A. Damage, costs and expenses
- The
applicants sought the restitution of the property which remained
unused. In respect of the property which had been used by the
Government and leased to third parties, they proposed to take over
the said leases on a pro rata basis. Alternatively, they could
accept other land of similar value. If such restitution were not
possible the applicants claimed EUR 7,531,650
in respect of pecuniary damage, reflecting the market value of the
land today (EUR 3,572,000 for Plot 2, EUR 281,250 for Plot 3,
EUR 741,400 for Plot 41 and EUR 2,937,000 for Plot 53). They
further claimed EUR 225,000 (the sum originally awarded by the
first-instance constitutional jurisdictions) for non-pecuniary
damage.
- The
Government submitted that the restitution of any of the plots was
improbable. The same held for the applicants’ taking over of
the lease. As to monetary compensation, the Government noted that the
expropriation had not been unlawful, and that therefore, according to
the Court’s case-law the applicants could not claim the current
market value of the land with improvements. Thus, while pecuniary
claims in respect of Plot 41 and Plot 53 were premature, since the
matter was still pending before the LAB, the Government contended
that the compensation for Plot 2 should be that set out in the
schedule of deposit filed with the domestic courts and that of Plot
3, the amount which they alleged had been accepted by the applicants
in 1969. Lastly, the sums granted by the constitutional courts,
namely EUR 47,000, sufficed as an award for non-pecuniary damage
and no further award by the Court was necessary. The Government
submitted that, while it was unclear whether any fees were being
claimed, the sum of EUR 1,000 would suffice to cover the legal
expenses before the Court.
- The
Court has already rejected the Government’s above-mentioned
arguments in respect of each plot when it dealt with the merits of
the complaint. It reiterates that it has found a violation of Article
1 of Protocol No. 1 and Article 6 under multiple heads.

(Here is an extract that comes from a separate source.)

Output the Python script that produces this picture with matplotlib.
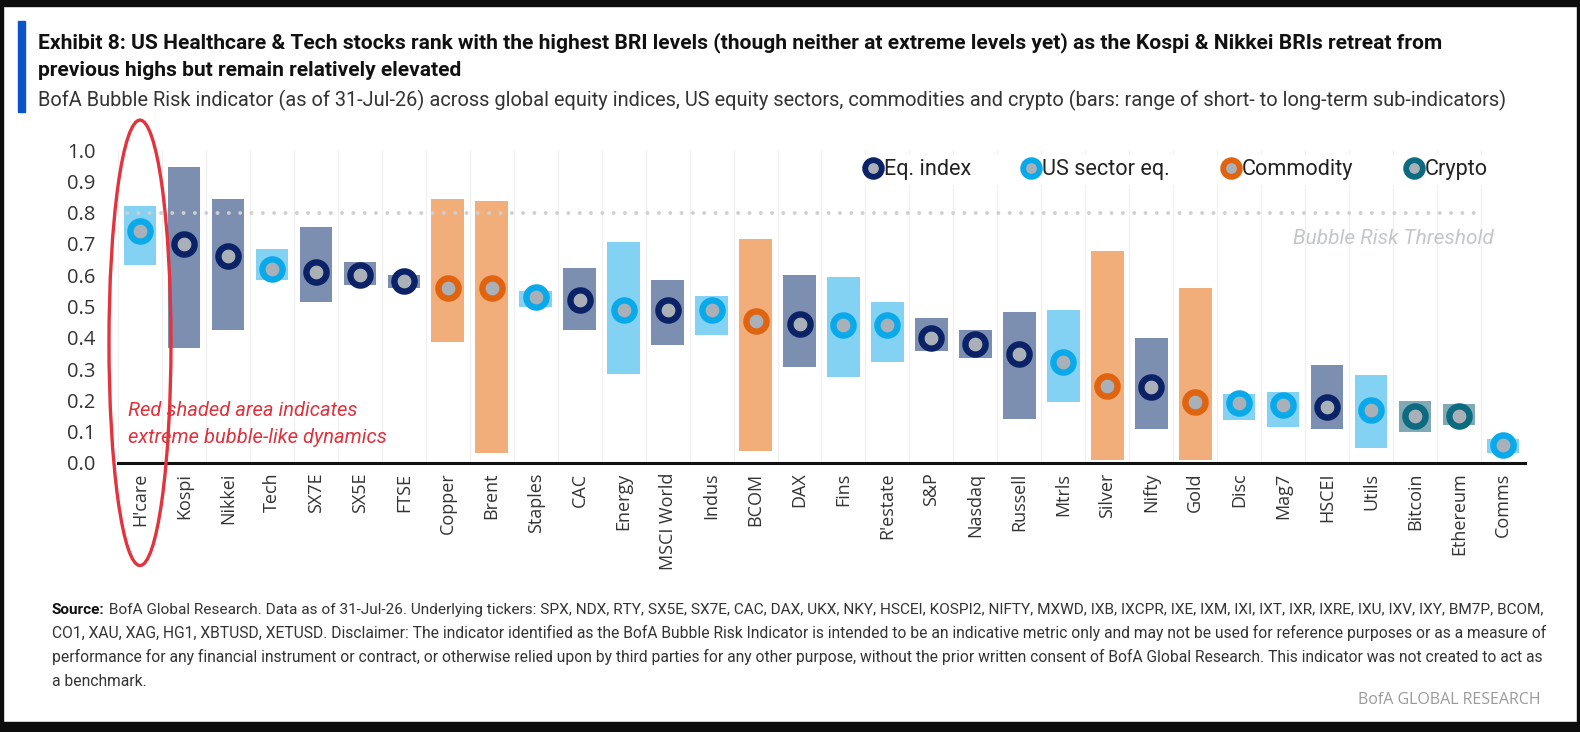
import numpy as np
import matplotlib
matplotlib.use("Agg")
import matplotlib.pyplot as plt
from matplotlib.patches import Ellipse, Rectangle
from matplotlib.lines import Line2D

# --- data ---
names = ["H'care", "Kospi", "Nikkei", "Tech", "SX7E", "SX5E", "FTSE", "Copper", "Brent",
         "Staples", "CAC", "Energy", "MSCI World", "Indus", "BCOM", "DAX", "Fins", "R'estate",
         "S&P", "Nasdaq", "Russell", "Mtrls", "Silver", "Nifty", "Gold", "Disc", "Mag7",
         "HSCEI", "Utils", "Bitcoin", "Ethereum", "Comms"]
kind = ["us", "eq", "eq", "us", "eq", "eq", "eq", "com", "com",
        "us", "eq", "us", "eq", "us", "com", "eq", "us", "us",
        "eq", "eq", "eq", "us", "com", "eq", "com", "us", "us",
        "eq", "us", "cry", "cry", "us"]
bri = [0.74, 0.70, 0.66, 0.62, 0.61, 0.60, 0.58, 0.56, 0.56,
       0.53, 0.52, 0.49, 0.49, 0.49, 0.455, 0.443, 0.44, 0.44,
       0.40, 0.379, 0.349, 0.323, 0.247, 0.242, 0.194, 0.192, 0.186,
       0.179, 0.17, 0.151, 0.149, 0.056]
lo = [0.634, 0.368, 0.426, 0.586, 0.515, 0.57, 0.559, 0.387, 0.031,
      0.50, 0.425, 0.285, 0.376, 0.408, 0.038, 0.307, 0.274, 0.322,
      0.357, 0.334, 0.139, 0.194, 0.01, 0.108, 0.01, 0.136, 0.115,
      0.108, 0.047, 0.10, 0.122, 0.033]
hi = [0.82, 0.945, 0.843, 0.684, 0.754, 0.642, 0.602, 0.844, 0.837,
      0.55, 0.624, 0.706, 0.584, 0.534, 0.716, 0.60, 0.595, 0.514,
      0.462, 0.424, 0.482, 0.49, 0.676, 0.398, 0.56, 0.222, 0.227,
      0.313, 0.28, 0.199, 0.189, 0.077]
threshold = 0.8

bar_col = {"eq": "#7d8fb1", "us": "#84d2f3", "com": "#f1ae7b", "cry": "#7fa9b6"}
dot_col = {"eq": "#0b2266", "us": "#0aaaea", "com": "#e0640f", "cry": "#0d6b80"}
labels = {"eq": "Eq. index", "us": "US sector eq.", "com": "Commodity", "cry": "Crypto"}

W, H = 1580, 732
fig = plt.figure(figsize=(W / 100, H / 100), dpi=100)
fig.patch.set_facecolor("white")
renderer = fig.canvas.get_renderer()

def fx(p):
    return p / W

def fy(p):
    return 1 - p / H

def fit(t, width_px):
    # shrink/grow a text so it spans the same width as in the source image
    w = t.get_window_extent(renderer).width
    t.set_fontsize(t.get_fontsize() * width_px / w)

narrow = ["Roboto", "DejaVu Sans"]
regular = ["Open Sans", "DejaVu Sans"]

# black frame from the screenshot
for (x0, y0, w, h) in [(0, 0, W, 6), (0, 0, 3, H), (W - 3, 0, 3, H), (0, 722, W, 10)]:
    fig.patches.append(Rectangle((fx(x0), fy(y0 + h)), w / W, h / H, transform=fig.transFigure,
                                 color="#0d0d0d", zorder=10))
fig.patches.append(Rectangle((fx(18), fy(112)), 7 / W, 91 / H, transform=fig.transFigure,
                             color="#0b54c8"))

t1 = fig.text(fx(38), fy(43), "Exhibit 8: US Healthcare & Tech stocks rank with the highest BRI levels "
              "(though neither at extreme levels yet) as the Kospi & Nikkei BRIs retreat from",
              family=narrow, fontweight="bold", fontsize=15, va="center", color="#111")
fit(t1, 1409)
fig.text(fx(38), fy(71), "previous highs but remain relatively elevated",
         family=narrow, fontweight="bold", fontsize=t1.get_fontsize(), va="center", color="#111")
t3 = fig.text(fx(38), fy(100), "BofA Bubble Risk indicator (as of 31-Jul-26) across global equity indices, "
              "US equity sectors, commodities and crypto (bars: range of short- to long-term sub-indicators)",
              family=narrow, fontsize=15, va="center", color="#333")
fit(t3, 1472)

ax = fig.add_axes([fx(118), fy(463), (1525 - 118) / W, (463 - 150) / H])
x = np.arange(len(names))
ax.set_xlim(-0.5, len(names) - 0.5)
ax.set_ylim(0, 1.0)

for b in np.arange(-0.5, len(names), 1.0):
    ax.plot([b, b], [0, 1.0], color="#f0f0f0", lw=0.9, zorder=0)

ax.bar(x, np.array(hi) - np.array(lo), bottom=lo, width=0.74,
       color=[bar_col[k] for k in kind], zorder=2)
ax.plot([-0.3, 30.6], [threshold, threshold], color="#cfcfcf", lw=2.8,
        linestyle=(0, (0.01, 2.9)), dash_capstyle="round", zorder=3)
for k in bar_col:
    idx = [i for i, kk in enumerate(kind) if kk == k]
    ax.plot(x[idx], [bri[i] for i in idx], "o", ms=14.5, mew=4.6,
            mec=dot_col[k], mfc="#a9b0b8", zorder=4)

ax.set_yticks(np.arange(0, 1.01, 0.1))
ax.set_yticklabels([f"{v:.1f}" for v in np.arange(0, 1.01, 0.1)])
ax.set_xticks(x)
ax.set_xticklabels(names, rotation=90)
ax.tick_params(length=0, colors="#333")
ax.tick_params(axis="y", labelsize=14.5, pad=16)
ax.tick_params(axis="x", labelsize=13, pad=7)
for t in ax.get_xticklabels() + ax.get_yticklabels():
    t.set_family(regular)
for s in ["top", "right", "left"]:
    ax.spines[s].set_visible(False)
ax.spines["bottom"].set_linewidth(2.2)
ax.spines["bottom"].set_color("#111")

ax.text(30.8, 0.716, "Bubble Risk Threshold", ha="right", va="center", fontsize=15,
        style="italic", color="#c3c6ca", family=narrow)
ax.text(-0.27, 0.167, "Red shaded area indicates", ha="left", va="center", fontsize=14.5,
        style="italic", color="#e0313d", family=narrow, zorder=6)
ax.text(-0.27, 0.08, "extreme bubble-like dynamics", ha="left", va="center", fontsize=14.5,
        style="italic", color="#e0313d", family=narrow, zorder=6)
ax.add_patch(Ellipse((0, 0.384), 1.41, 1.423, fill=False, ec="#e4333d", lw=2.4,
                     clip_on=False, zorder=7))

order = ["eq", "us", "com", "cry"]
handles = [Line2D([], [], marker="o", ls="", ms=12, mew=4.2, mec=dot_col[k], mfc="#a9b0b8")
           for k in order]
leg = fig.legend(handles, [labels[k] for k in order], ncol=4,
                 loc="center right", bbox_to_anchor=(fx(1492), fy(170)),
                 frameon=True, framealpha=1, edgecolor="none", facecolor="white",
                 handletextpad=-0.1, columnspacing=2.2, handlelength=1.2,
                 prop={"family": narrow, "size": 15.6}, borderpad=0.2, borderaxespad=0)
for t in leg.get_texts():
    t.set_color("#222")

# footer
foot = [
    ("BofA Global Research. Data as of 31-Jul-26. Underlying tickers: SPX, NDX, RTY, SX5E, SX7E, CAC, DAX, "
     "UKX, NKY, HSCEI, KOSPI2, NIFTY, MXWD, IXB, IXCPR, IXE, IXM, IXI, IXT, IXR, IXRE, IXU, IXV, IXY, BM7P, BCOM,"),
    ("CO1, XAU, XAG, HG1, XBTUSD, XETUSD. Disclaimer: The indicator identified as the BofA Bubble Risk Indicator "
     "is intended to be an indicative metric only and may not be used for reference purposes or as a measure of"),
    ("performance for any financial instrument or contract, or otherwise relied upon by third parties for any "
     "other purpose, without the prior written consent of BofA Global Research. This indicator was not created to act as"),
    "a benchmark.",
]
probe = fig.text(fx(52), fy(638), foot[1], family=narrow, fontsize=11, va="baseline", color="#333")
fit(probe, 1491)
fs = probe.get_fontsize()
probe.remove()
src = fig.text(fx(52), fy(614), "Source:", family=narrow, fontweight="bold", fontsize=fs * 0.98,
               va="baseline", color="#111")
ax.annotate(" " + foot[0], xy=(1, 0), xycoords=src, va="bottom", ha="left",
            family=narrow, fontsize=fs * 0.98, color="#333", annotation_clip=False)
for i, line in enumerate(foot[1:]):
    fig.text(fx(52), fy(638 + 24 * i), line, family=narrow, fontsize=fs, va="baseline", color="#333")
fig.text(fx(1541), fy(700), "BofA GLOBAL RESEARCH", family=regular, fontsize=11.5, ha="right",
         va="center", color="#9a9a9a")

fig.savefig("out.png", dpi=100, facecolor="white")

The Court
considers that by awarding amounts for damage at this stage there is
no risk that the applicants will receive the said dues twice, as the
national jurisdictions would inevitably take note of this award when
deciding the case (see Serghides and Christoforou v. Cyprus
(just satisfaction), no. 44730/98, § 29,
12 June 2003). Moreover, in view of the fact that the
domestic proceedings relating to the payment of compensation have
lasted for more than forty years, the Court considers that it would
be unreasonable to wait for the outcome of those proceedings (see
Serrilli v. Italy (just satisfaction), no. 77822/01,
§ 17, 17 July 2008, and Mason and Others v. Italy (just
satisfaction), no. 43663/98, § 31, 24 July 2007). However,
in view of the submissions made by the parties at this stage, in
particular the lack of any detailed calculations along the lines of
Schembri and Others v. Malta ((just satisfaction), no.
42583/06, 28 September 2010)) with respect
to pecuniary damage, the question of the application of Article 41 is
not ready for decision. That question must accordingly be reserved as
a whole and the subsequent procedure fixed, having due regard to any
agreement which might be reached between the respondent Government
and the applicants (Rule 75 § 1 of the Rules of
Court).
FOR THESE REASONS, THE COURT UNANIMOUSLY
- Declares the application
admissible;
- Holds that there has been a violation of Article
1 of Protocol No. 1 to the Convention;
- Holds that there has been a
violation of Article 6 § 1 of the Convention on account of
denial of access to court and length of proceedings;
4. Holds that the question of the application of
Article 41 is not ready for decision and accordingly,
(a) reserves
the said question as a whole;
(b) invites
the Government and the applicants to submit, within three months from
the date on which this judgment becomes final in accordance with
Article 44 § 2 of the Convention, their written
observations on the matter and, in particular, to notify the Court of
any agreement that they may reach;
(c) reserves
the further procedure and delegates to the President of the
Section the power to fix the same if need be.
Done in English, and notified in writing on 22 November 2011,
pursuant to Rule 77 §§ 2 and 3 of the Rules of Court.